===== Supplied data

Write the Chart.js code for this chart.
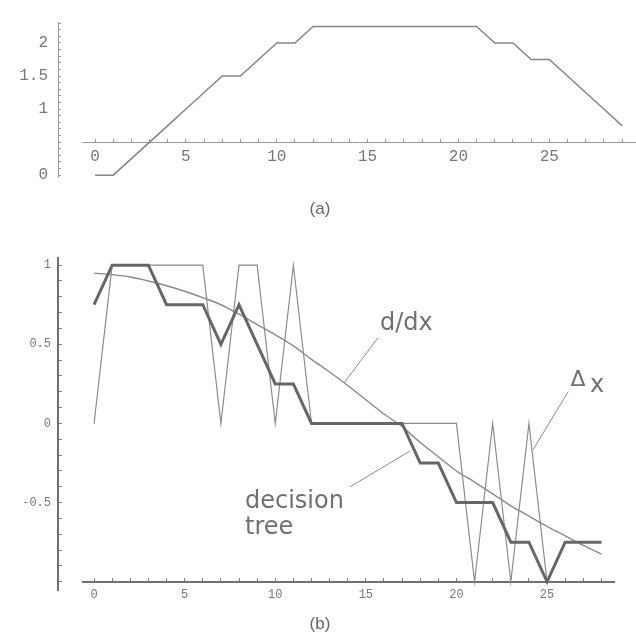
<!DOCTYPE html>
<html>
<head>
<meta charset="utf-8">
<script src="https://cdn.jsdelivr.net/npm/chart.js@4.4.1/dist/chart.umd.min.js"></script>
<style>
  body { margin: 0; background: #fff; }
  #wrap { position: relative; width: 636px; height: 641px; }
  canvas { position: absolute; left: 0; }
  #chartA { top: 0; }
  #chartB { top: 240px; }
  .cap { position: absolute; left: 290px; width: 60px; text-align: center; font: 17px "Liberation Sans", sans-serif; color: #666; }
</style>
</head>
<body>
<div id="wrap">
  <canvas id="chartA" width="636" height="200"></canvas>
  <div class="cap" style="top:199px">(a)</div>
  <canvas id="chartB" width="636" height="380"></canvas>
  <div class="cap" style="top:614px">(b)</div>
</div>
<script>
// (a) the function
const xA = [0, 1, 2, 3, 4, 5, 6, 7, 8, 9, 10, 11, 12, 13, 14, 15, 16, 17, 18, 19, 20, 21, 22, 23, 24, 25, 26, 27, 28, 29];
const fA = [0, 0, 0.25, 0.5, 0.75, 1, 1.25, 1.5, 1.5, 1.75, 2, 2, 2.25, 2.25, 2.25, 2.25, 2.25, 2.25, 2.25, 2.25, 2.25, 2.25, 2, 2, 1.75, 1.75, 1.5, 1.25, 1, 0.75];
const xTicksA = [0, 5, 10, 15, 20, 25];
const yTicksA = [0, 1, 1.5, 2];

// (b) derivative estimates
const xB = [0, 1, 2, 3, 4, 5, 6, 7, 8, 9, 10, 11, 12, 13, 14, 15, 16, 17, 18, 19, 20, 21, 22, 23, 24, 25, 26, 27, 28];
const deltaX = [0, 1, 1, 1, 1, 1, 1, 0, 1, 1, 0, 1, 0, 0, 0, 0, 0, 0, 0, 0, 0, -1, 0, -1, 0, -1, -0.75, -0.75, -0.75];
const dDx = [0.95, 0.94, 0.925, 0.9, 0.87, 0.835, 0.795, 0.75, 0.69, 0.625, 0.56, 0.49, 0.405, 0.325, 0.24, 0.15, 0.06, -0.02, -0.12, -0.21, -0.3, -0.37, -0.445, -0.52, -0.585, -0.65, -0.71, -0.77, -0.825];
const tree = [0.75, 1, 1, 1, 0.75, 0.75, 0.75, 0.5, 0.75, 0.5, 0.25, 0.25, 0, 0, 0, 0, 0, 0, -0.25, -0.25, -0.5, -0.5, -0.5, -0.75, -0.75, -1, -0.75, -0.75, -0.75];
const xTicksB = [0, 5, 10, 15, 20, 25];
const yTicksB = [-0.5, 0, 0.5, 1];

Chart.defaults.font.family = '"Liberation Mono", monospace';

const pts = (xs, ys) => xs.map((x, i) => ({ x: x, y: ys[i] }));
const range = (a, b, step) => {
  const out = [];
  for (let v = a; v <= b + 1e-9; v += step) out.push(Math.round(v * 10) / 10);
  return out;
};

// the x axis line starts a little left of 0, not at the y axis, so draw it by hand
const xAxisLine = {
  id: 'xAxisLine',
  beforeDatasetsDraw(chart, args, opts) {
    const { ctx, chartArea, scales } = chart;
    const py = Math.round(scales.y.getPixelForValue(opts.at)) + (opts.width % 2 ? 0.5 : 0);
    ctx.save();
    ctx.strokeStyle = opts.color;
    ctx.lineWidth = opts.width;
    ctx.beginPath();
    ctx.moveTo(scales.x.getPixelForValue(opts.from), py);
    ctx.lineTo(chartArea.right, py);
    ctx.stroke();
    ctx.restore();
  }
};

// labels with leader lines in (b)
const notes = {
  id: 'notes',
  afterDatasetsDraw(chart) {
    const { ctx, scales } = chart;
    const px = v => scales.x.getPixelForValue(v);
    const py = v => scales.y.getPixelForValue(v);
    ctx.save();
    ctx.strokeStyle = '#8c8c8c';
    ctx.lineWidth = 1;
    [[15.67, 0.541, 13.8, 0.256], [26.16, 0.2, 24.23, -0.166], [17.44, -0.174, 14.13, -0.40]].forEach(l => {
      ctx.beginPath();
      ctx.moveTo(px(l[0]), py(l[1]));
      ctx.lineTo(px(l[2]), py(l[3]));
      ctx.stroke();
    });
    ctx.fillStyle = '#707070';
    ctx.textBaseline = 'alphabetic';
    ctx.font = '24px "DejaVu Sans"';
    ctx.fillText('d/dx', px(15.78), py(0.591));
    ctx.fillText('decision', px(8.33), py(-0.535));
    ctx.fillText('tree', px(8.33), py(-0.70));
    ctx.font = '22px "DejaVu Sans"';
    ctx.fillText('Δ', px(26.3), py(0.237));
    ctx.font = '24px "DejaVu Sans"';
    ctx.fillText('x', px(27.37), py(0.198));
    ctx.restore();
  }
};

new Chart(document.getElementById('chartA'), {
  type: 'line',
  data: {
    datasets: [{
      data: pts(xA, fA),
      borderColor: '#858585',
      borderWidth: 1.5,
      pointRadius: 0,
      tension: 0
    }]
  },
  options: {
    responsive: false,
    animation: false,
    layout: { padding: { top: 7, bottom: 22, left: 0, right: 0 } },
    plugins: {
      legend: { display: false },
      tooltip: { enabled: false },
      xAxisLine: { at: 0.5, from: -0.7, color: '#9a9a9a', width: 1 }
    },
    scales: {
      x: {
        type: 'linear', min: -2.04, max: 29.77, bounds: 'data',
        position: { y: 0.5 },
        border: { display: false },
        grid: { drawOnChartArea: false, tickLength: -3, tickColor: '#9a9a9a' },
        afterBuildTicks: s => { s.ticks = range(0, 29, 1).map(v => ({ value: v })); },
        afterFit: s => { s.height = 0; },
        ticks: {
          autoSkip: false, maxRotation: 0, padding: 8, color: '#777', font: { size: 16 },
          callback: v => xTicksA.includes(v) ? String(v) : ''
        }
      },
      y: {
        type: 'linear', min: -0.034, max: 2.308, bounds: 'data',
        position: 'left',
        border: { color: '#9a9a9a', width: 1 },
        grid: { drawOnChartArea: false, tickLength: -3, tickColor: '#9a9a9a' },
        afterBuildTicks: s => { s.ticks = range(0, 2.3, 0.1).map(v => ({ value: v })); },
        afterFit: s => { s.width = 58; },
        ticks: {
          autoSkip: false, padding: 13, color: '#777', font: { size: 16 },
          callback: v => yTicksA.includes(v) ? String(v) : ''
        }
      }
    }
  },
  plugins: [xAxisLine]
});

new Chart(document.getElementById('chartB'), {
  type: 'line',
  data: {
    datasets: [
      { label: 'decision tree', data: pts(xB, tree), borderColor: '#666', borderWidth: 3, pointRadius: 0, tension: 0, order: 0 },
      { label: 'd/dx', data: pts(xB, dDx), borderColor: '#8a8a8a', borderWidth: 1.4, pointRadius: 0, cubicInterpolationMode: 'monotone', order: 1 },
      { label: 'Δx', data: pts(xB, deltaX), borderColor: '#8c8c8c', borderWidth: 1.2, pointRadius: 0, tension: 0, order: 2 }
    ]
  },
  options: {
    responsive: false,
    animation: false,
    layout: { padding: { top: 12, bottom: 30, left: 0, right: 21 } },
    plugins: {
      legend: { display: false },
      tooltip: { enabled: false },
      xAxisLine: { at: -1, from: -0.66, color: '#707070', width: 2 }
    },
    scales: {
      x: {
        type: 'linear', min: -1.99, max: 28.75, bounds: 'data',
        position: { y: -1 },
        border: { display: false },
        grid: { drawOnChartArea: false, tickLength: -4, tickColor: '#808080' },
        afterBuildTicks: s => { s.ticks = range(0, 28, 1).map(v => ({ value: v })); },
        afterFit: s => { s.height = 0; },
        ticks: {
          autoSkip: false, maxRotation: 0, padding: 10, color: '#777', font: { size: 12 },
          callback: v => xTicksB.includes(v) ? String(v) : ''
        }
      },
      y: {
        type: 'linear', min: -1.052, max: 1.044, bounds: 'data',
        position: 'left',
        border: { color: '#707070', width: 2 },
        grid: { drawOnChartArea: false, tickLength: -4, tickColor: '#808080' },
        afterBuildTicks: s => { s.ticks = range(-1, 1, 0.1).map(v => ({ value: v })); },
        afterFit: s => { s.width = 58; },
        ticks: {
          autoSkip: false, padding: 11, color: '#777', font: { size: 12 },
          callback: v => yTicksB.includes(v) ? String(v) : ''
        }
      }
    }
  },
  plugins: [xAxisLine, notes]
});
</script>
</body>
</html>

==========

Do this
Leave out any pictures and return exactly the lines from the beginning of the data through the line with "const yTicksA = [0, 1, 1.5, 2];", inclusive.

Completed exercise
Write the Chart.js code for this chart.
<!DOCTYPE html>
<html>
<head>
<meta charset="utf-8">
<script src="https://cdn.jsdelivr.net/npm/chart.js@4.4.1/dist/chart.umd.min.js"></script>
<style>
  body { margin: 0; background: #fff; }
  #wrap { position: relative; width: 636px; height: 641px; }
  canvas { position: absolute; left: 0; }
  #chartA { top: 0; }
  #chartB { top: 240px; }
  .cap { position: absolute; left: 290px; width: 60px; text-align: center; font: 17px "Liberation Sans", sans-serif; color: #666; }
</style>
</head>
<body>
<div id="wrap">
  <canvas id="chartA" width="636" height="200"></canvas>
  <div class="cap" style="top:199px">(a)</div>
  <canvas id="chartB" width="636" height="380"></canvas>
  <div class="cap" style="top:614px">(b)</div>
</div>
<script>
// (a) the function
const xA = [0, 1, 2, 3, 4, 5, 6, 7, 8, 9, 10, 11, 12, 13, 14, 15, 16, 17, 18, 19, 20, 21, 22, 23, 24, 25, 26, 27, 28, 29];
const fA = [0, 0, 0.25, 0.5, 0.75, 1, 1.25, 1.5, 1.5, 1.75, 2, 2, 2.25, 2.25, 2.25, 2.25, 2.25, 2.25, 2.25, 2.25, 2.25, 2.25, 2, 2, 1.75, 1.75, 1.5, 1.25, 1, 0.75];
const xTicksA = [0, 5, 10, 15, 20, 25];
const yTicksA = [0, 1, 1.5, 2];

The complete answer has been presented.